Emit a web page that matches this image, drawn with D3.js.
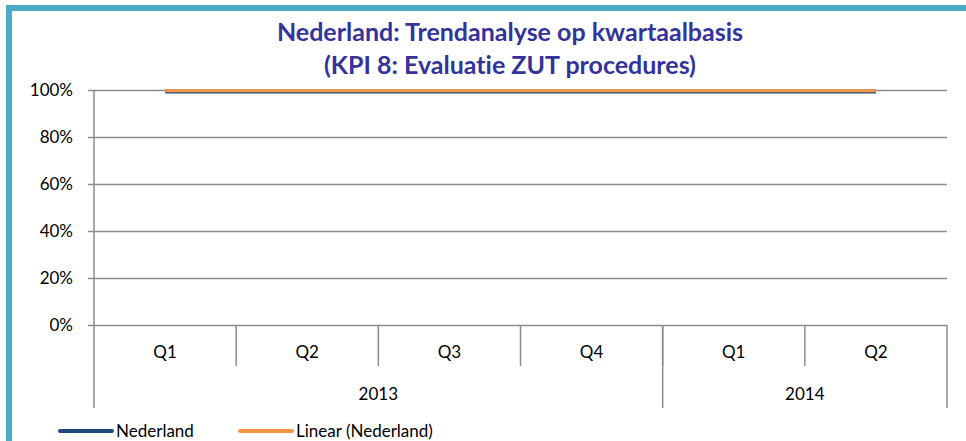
<!DOCTYPE html>
<html>
<head>
<meta charset="utf-8">
<script src="https://cdn.jsdelivr.net/npm/d3@7"></script>
<style>
  body { margin: 0; background: #fff; }
  svg { display: block; font-family: Lato, "Open Sans", sans-serif; font-variant-ligatures: none; }
</style>
</head>
<body>
<div id="chart"></div>
<script>
const quarters = ["Q1", "Q2", "Q3", "Q4", "Q1", "Q2"];
const years = ["2013", "2013", "2013", "2013", "2014", "2014"];
const nederland = [1, 1, 1, 1, 1, 1];
const trend = [1, 1, 1, 1, 1, 1];
const yTicks = [0, 0.2, 0.4, 0.6, 0.8, 1];
const titleLines = ["Nederland: Trendanalyse op kwartaalbasis", "(KPI 8: Evaluatie ZUT procedures)"];
const legendItems = [
  {name: "Nederland", color: "#1f497d"},
  {name: "Linear (Nederland)", color: "#f79646"}
];

const width = 966, height = 441;
const margin = {top: 90, right: 19, bottom: 116, left: 94};

const svg = d3.select("#chart").append("svg")
  .attr("width", width).attr("height", height);

// teal frame
svg.append("path")
  .attr("d", "M9,441 V8 H966")
  .attr("fill", "none")
  .attr("stroke", "#4bacc6")
  .attr("stroke-width", 6);

const idx = d3.range(quarters.length);
const x = d3.scaleBand().domain(idx).range([margin.left, width - margin.right]);
const y = d3.scaleLinear().domain([0, 1]).range([height - margin.bottom, margin.top]);

// title
svg.append("g").selectAll("text").data(titleLines).join("text")
  .attr("x", 510)
  .attr("y", (d, i) => 41 + i * 33)
  .attr("text-anchor", "middle")
  .attr("font-size", 25)
  .attr("font-weight", "bold")
  .attr("fill", "#333399")
  .text(d => d);

// gridlines + y axis
const yAxis = d3.axisLeft(y).tickValues(yTicks)
  .tickFormat(d3.format(".0%"))
  .tickSize(-(width - margin.right - margin.left))
  .tickPadding(21);
const gy = svg.append("g")
  .attr("transform", `translate(${margin.left},0)`)
  .call(yAxis);
gy.select(".domain").remove();
gy.selectAll("line").attr("stroke", "#8c8c8c").attr("stroke-width", 1.5)
  .attr("x1", -6);
gy.selectAll("text").attr("font-size", 17).attr("fill", "#000")
  .attr("font-family", "Lato, 'Open Sans', sans-serif");

// vertical axis line
svg.append("line")
  .attr("x1", margin.left).attr("x2", margin.left)
  .attr("y1", y(1)).attr("y2", 408)
  .attr("stroke", "#8c8c8c").attr("stroke-width", 1.5);

// quarter dividers
const y0 = y(0);
svg.append("g").selectAll("line").data(idx.slice(1)).join("line")
  .attr("x1", d => x(d)).attr("x2", d => x(d))
  .attr("y1", y0).attr("y2", 366)
  .attr("stroke", "#8c8c8c").attr("stroke-width", 1.5);

// year dividers
const yearGroups = d3.groups(idx, d => years[d]);
const yearBounds = yearGroups.map(([yr, arr]) => ({
  yr, start: x(arr[0]), end: x(arr[arr.length - 1]) + x.bandwidth()
}));
svg.append("g").selectAll("line").data(yearBounds).join("line")
  .attr("x1", d => d.end).attr("x2", d => d.end)
  .attr("y1", y0).attr("y2", 408)
  .attr("stroke", "#8c8c8c").attr("stroke-width", 1.5);

// quarter labels
svg.append("g").selectAll("text").data(idx).join("text")
  .attr("x", d => x(d) + x.bandwidth() / 2)
  .attr("y", 358)
  .attr("text-anchor", "middle")
  .attr("font-size", 17)
  .text(d => quarters[d]);

// year labels
svg.append("g").selectAll("text").data(yearBounds).join("text")
  .attr("x", d => (d.start + d.end) / 2)
  .attr("y", 400)
  .attr("text-anchor", "middle")
  .attr("font-size", 17)
  .text(d => d.yr);

// lines
const line = d3.line()
  .x((d, i) => x(i) + x.bandwidth() / 2)
  .y(d => y(d) + 1.5);
svg.append("path").datum(nederland)
  .attr("d", line)
  .attr("fill", "none")
  .attr("stroke", "#1f497d")
  .attr("stroke-width", 4);
svg.append("path").datum(trend)
  .attr("d", d3.line().x((d, i) => x(i) + x.bandwidth() / 2).y(d => y(d) + 0.8))
  .attr("fill", "none")
  .attr("stroke", "#f79646")
  .attr("stroke-width", 3);

// legend
const lg = svg.append("g").selectAll("g").data(legendItems).join("g")
  .attr("transform", (d, i) => `translate(${60 + i * 180},431)`);
lg.append("line")
  .attr("x1", 0).attr("x2", 52)
  .attr("stroke", d => d.color)
  .attr("stroke-width", 4)
  .attr("stroke-linecap", "round");
lg.append("text")
  .attr("x", 56).attr("y", 6)
  .attr("font-size", 17)
  .text(d => d.name);
</script>
</body>
</html>
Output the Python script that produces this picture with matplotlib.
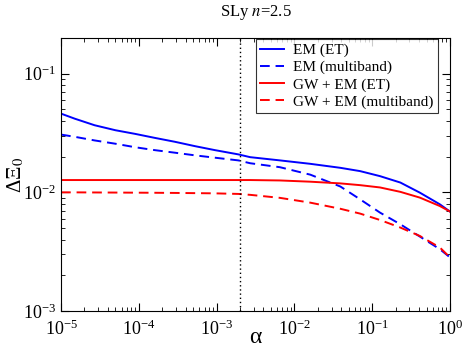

• • • • • • •

• Stated goal: An exact transcription of all the entries is required, without the pictures.

• Output for this task:
Emit a web page that matches this image, drawn with D3.js.
<!DOCTYPE html>
<html>
<head>
<meta charset="utf-8">
<script src="https://cdn.jsdelivr.net/npm/d3@7"></script>
<style>
  body { margin: 0; background: #fff; }
  svg { display: block; font-family: Lato, "Open Sans", sans-serif; font-variant-ligatures: none; }
</style>
</head>
<body>
<div id="chart"></div>
<script>
const quarters = ["Q1", "Q2", "Q3", "Q4", "Q1", "Q2"];
const years = ["2013", "2013", "2013", "2013", "2014", "2014"];
const nederland = [1, 1, 1, 1, 1, 1];
const trend = [1, 1, 1, 1, 1, 1];
const yTicks = [0, 0.2, 0.4, 0.6, 0.8, 1];
const titleLines = ["Nederland: Trendanalyse op kwartaalbasis", "(KPI 8: Evaluatie ZUT procedures)"];
const legendItems = [
  {name: "Nederland", color: "#1f497d"},
  {name: "Linear (Nederland)", color: "#f79646"}
];

const width = 966, height = 441;
const margin = {top: 90, right: 19, bottom: 116, left: 94};

const svg = d3.select("#chart").append("svg")
  .attr("width", width).attr("height", height);

// teal frame
svg.append("path")
  .attr("d", "M9,441 V8 H966")
  .attr("fill", "none")
  .attr("stroke", "#4bacc6")
  .attr("stroke-width", 6);

const idx = d3.range(quarters.length);
const x = d3.scaleBand().domain(idx).range([margin.left, width - margin.right]);
const y = d3.scaleLinear().domain([0, 1]).range([height - margin.bottom, margin.top]);

// title
svg.append("g").selectAll("text").data(titleLines).join("text")
  .attr("x", 510)
  .attr("y", (d, i) => 41 + i * 33)
  .attr("text-anchor", "middle")
  .attr("font-size", 25)
  .attr("font-weight", "bold")
  .attr("fill", "#333399")
  .text(d => d);

// gridlines + y axis
const yAxis = d3.axisLeft(y).tickValues(yTicks)
  .tickFormat(d3.format(".0%"))
  .tickSize(-(width - margin.right - margin.left))
  .tickPadding(21);
const gy = svg.append("g")
  .attr("transform", `translate(${margin.left},0)`)
  .call(yAxis);
gy.select(".domain").remove();
gy.selectAll("line").attr("stroke", "#8c8c8c").attr("stroke-width", 1.5)
  .attr("x1", -6);
gy.selectAll("text").attr("font-size", 17).attr("fill", "#000")
  .attr("font-family", "Lato, 'Open Sans', sans-serif");

// vertical axis line
svg.append("line")
  .attr("x1", margin.left).attr("x2", margin.left)
  .attr("y1", y(1)).attr("y2", 408)
  .attr("stroke", "#8c8c8c").attr("stroke-width", 1.5);

// quarter dividers
const y0 = y(0);
svg.append("g").selectAll("line").data(idx.slice(1)).join("line")
  .attr("x1", d => x(d)).attr("x2", d => x(d))
  .attr("y1", y0).attr("y2", 366)
  .attr("stroke", "#8c8c8c").attr("stroke-width", 1.5);

// year dividers
const yearGroups = d3.groups(idx, d => years[d]);
const yearBounds = yearGroups.map(([yr, arr]) => ({
  yr, start: x(arr[0]), end: x(arr[arr.length - 1]) + x.bandwidth()
}));
svg.append("g").selectAll("line").data(yearBounds).join("line")
  .attr("x1", d => d.end).attr("x2", d => d.end)
  .attr("y1", y0).attr("y2", 408)
  .attr("stroke", "#8c8c8c").attr("stroke-width", 1.5);

// quarter labels
svg.append("g").selectAll("text").data(idx).join("text")
  .attr("x", d => x(d) + x.bandwidth() / 2)
  .attr("y", 358)
  .attr("text-anchor", "middle")
  .attr("font-size", 17)
  .text(d => quarters[d]);

// year labels
svg.append("g").selectAll("text").data(yearBounds).join("text")
  .attr("x", d => (d.start + d.end) / 2)
  .attr("y", 400)
  .attr("text-anchor", "middle")
  .attr("font-size", 17)
  .text(d => d.yr);

// lines
const line = d3.line()
  .x((d, i) => x(i) + x.bandwidth() / 2)
  .y(d => y(d) + 1.5);
svg.append("path").datum(nederland)
  .attr("d", line)
  .attr("fill", "none")
  .attr("stroke", "#1f497d")
  .attr("stroke-width", 4);
svg.append("path").datum(trend)
  .attr("d", d3.line().x((d, i) => x(i) + x.bandwidth() / 2).y(d => y(d) + 0.8))
  .attr("fill", "none")
  .attr("stroke", "#f79646")
  .attr("stroke-width", 3);

// legend
const lg = svg.append("g").selectAll("g").data(legendItems).join("g")
  .attr("transform", (d, i) => `translate(${60 + i * 180},431)`);
lg.append("line")
  .attr("x1", 0).attr("x2", 52)
  .attr("stroke", d => d.color)
  .attr("stroke-width", 4)
  .attr("stroke-linecap", "round");
lg.append("text")
  .attr("x", 56).attr("y", 6)
  .attr("font-size", 17)
  .text(d => d.name);
</script>
</body>
</html>
Output the Python script that produces this picture with matplotlib.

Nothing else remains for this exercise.